▶ [DATA LINES]:
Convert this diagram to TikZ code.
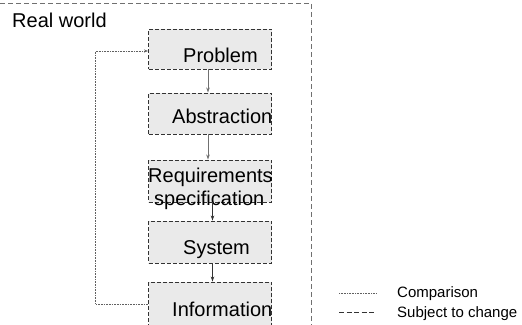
\documentclass[tikz,border=0pt]{standalone}
\usepackage{fontspec}
\setmainfont{Liberation Sans}
\usetikzlibrary{arrows.meta}
\definecolor{boxfill}{HTML}{EAEAEA}
\definecolor{boxline}{HTML}{333333}
\definecolor{frameline}{HTML}{707070}
\definecolor{flowgray}{HTML}{707070}
\definecolor{dotline}{HTML}{606060}
\begin{document}
\begin{tikzpicture}[x=1pt,y=-1pt,
  stagebox/.style={draw=boxline,fill=boxfill,line width=0.9pt,dash pattern=on 4pt off 2pt,
    minimum width=123pt,inner sep=0pt},
  lbl/.style={inner sep=0pt,font=\fontsize{20}{24}\selectfont},
  legtxt/.style={inner sep=0pt,font=\fontsize{15}{18}\selectfont,anchor=base west},
  flow/.style={line width=0.8pt,-{Stealth[length=5pt,width=3.5pt]}},
  dotstyle/.style={dotline,line width=0.8pt,dash pattern=on 0.8pt off 0.8pt},
  cmp/.style={dotstyle,-{Stealth[length=4pt,width=3pt]}}]
\useasboundingbox (0,0) rectangle (522,324);
% frame of the real world
\draw[frameline,line width=0.9pt,dash pattern=on 5pt off 3pt] (0,3) -- (311,3) -- (311,326);
\node[lbl,anchor=base west] (rw) at (12,27.5) {Real world};
% stages
\node[stagebox,minimum height=40pt] (p) at (210,49) {};
\node[stagebox,minimum height=41pt] (a) at (210,113.5) {};
\node[stagebox,minimum height=42pt] (r) at (210,181) {};
\node[stagebox,minimum height=42pt] (s) at (210,242) {};
\node[stagebox,minimum height=48pt] (i) at (210,306) {};
\node[lbl,anchor=base west] (pt) at (183,62) {Problem};
\node[lbl,anchor=base west] (at) at (172,123) {Abstraction};
\node[lbl,anchor=base west] (rt) at (148,182) {Requirements};
\node[lbl,anchor=base west] (rt2) at (154,205.5) {specification};
\node[lbl,anchor=base west] (st) at (183,254) {System};
\node[lbl,anchor=base west] (it) at (172,316) {Information};
% flow between stages
\draw[flow,flowgray] ([xshift=-2pt]p.south) -- ([xshift=-2pt]a.north);
\draw[flow,flowgray] ([xshift=-2pt]a.south) -- ([xshift=-2pt]r.north);
\draw[flow,boxline] ([xshift=2.5pt]r.south) -- ([xshift=2.5pt]s.north);
\draw[flow,boxline] ([xshift=2.5pt]s.south) -- ([xshift=2.5pt]i.north);
% comparison loop
\coordinate (loopx) at (95.5,200);
\draw[cmp] ([yshift=2pt]i.west) -| (loopx) |- ([yshift=-2pt]p.west);
% legend
\coordinate (l1a) at (339,293);
\coordinate (l1b) at (376,293);
\coordinate (l2a) at (339,312);
\coordinate (l2b) at (376,312);
\draw[dotstyle] (l1a) -- (l1b);
\draw[boxline,line width=0.8pt,dash pattern=on 5pt off 2.5pt] (l2a) -- (l2b);
\node[legtxt] (lc) at (397,297) {Comparison};
\node[legtxt] (ls) at (397,317) {Subject to change};
\end{tikzpicture}
\end{document}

▶ [PROBLEM]:
Print the full listing exactly, dropping the pictures.

▶ [THE ANSWER]:
Convert this diagram to TikZ code.
\documentclass[tikz,border=0pt]{standalone}
\usepackage{fontspec}
\setmainfont{Liberation Sans}
\usetikzlibrary{arrows.meta}
\definecolor{boxfill}{HTML}{EAEAEA}
\definecolor{boxline}{HTML}{333333}
\definecolor{frameline}{HTML}{707070}
\definecolor{flowgray}{HTML}{707070}
\definecolor{dotline}{HTML}{606060}
\begin{document}
\begin{tikzpicture}[x=1pt,y=-1pt,
  stagebox/.style={draw=boxline,fill=boxfill,line width=0.9pt,dash pattern=on 4pt off 2pt,
    minimum width=123pt,inner sep=0pt},
  lbl/.style={inner sep=0pt,font=\fontsize{20}{24}\selectfont},
  legtxt/.style={inner sep=0pt,font=\fontsize{15}{18}\selectfont,anchor=base west},
  flow/.style={line width=0.8pt,-{Stealth[length=5pt,width=3.5pt]}},
  dotstyle/.style={dotline,line width=0.8pt,dash pattern=on 0.8pt off 0.8pt},
  cmp/.style={dotstyle,-{Stealth[length=4pt,width=3pt]}}]
\useasboundingbox (0,0) rectangle (522,324);
% frame of the real world
\draw[frameline,line width=0.9pt,dash pattern=on 5pt off 3pt] (0,3) -- (311,3) -- (311,326);
\node[lbl,anchor=base west] (rw) at (12,27.5) {Real world};
% stages
\node[stagebox,minimum height=40pt] (p) at (210,49) {};
\node[stagebox,minimum height=41pt] (a) at (210,113.5) {};
\node[stagebox,minimum height=42pt] (r) at (210,181) {};
\node[stagebox,minimum height=42pt] (s) at (210,242) {};
\node[stagebox,minimum height=48pt] (i) at (210,306) {};
\node[lbl,anchor=base west] (pt) at (183,62) {Problem};
\node[lbl,anchor=base west] (at) at (172,123) {Abstraction};
\node[lbl,anchor=base west] (rt) at (148,182) {Requirements};
\node[lbl,anchor=base west] (rt2) at (154,205.5) {specification};
\node[lbl,anchor=base west] (st) at (183,254) {System};
\node[lbl,anchor=base west] (it) at (172,316) {Information};
% flow between stages
\draw[flow,flowgray] ([xshift=-2pt]p.south) -- ([xshift=-2pt]a.north);
\draw[flow,flowgray] ([xshift=-2pt]a.south) -- ([xshift=-2pt]r.north);
\draw[flow,boxline] ([xshift=2.5pt]r.south) -- ([xshift=2.5pt]s.north);
\draw[flow,boxline] ([xshift=2.5pt]s.south) -- ([xshift=2.5pt]i.north);
% comparison loop
\coordinate (loopx) at (95.5,200);
\draw[cmp] ([yshift=2pt]i.west) -| (loopx) |- ([yshift=-2pt]p.west);
% legend
\coordinate (l1a) at (339,293);
\coordinate (l1b) at (376,293);
\coordinate (l2a) at (339,312);
\coordinate (l2b) at (376,312);
\draw[dotstyle] (l1a) -- (l1b);
\draw[boxline,line width=0.8pt,dash pattern=on 5pt off 2.5pt] (l2a) -- (l2b);
\node[legtxt] (lc) at (397,297) {Comparison};
\node[legtxt] (ls) at (397,317) {Subject to change};
\end{tikzpicture}
\end{document}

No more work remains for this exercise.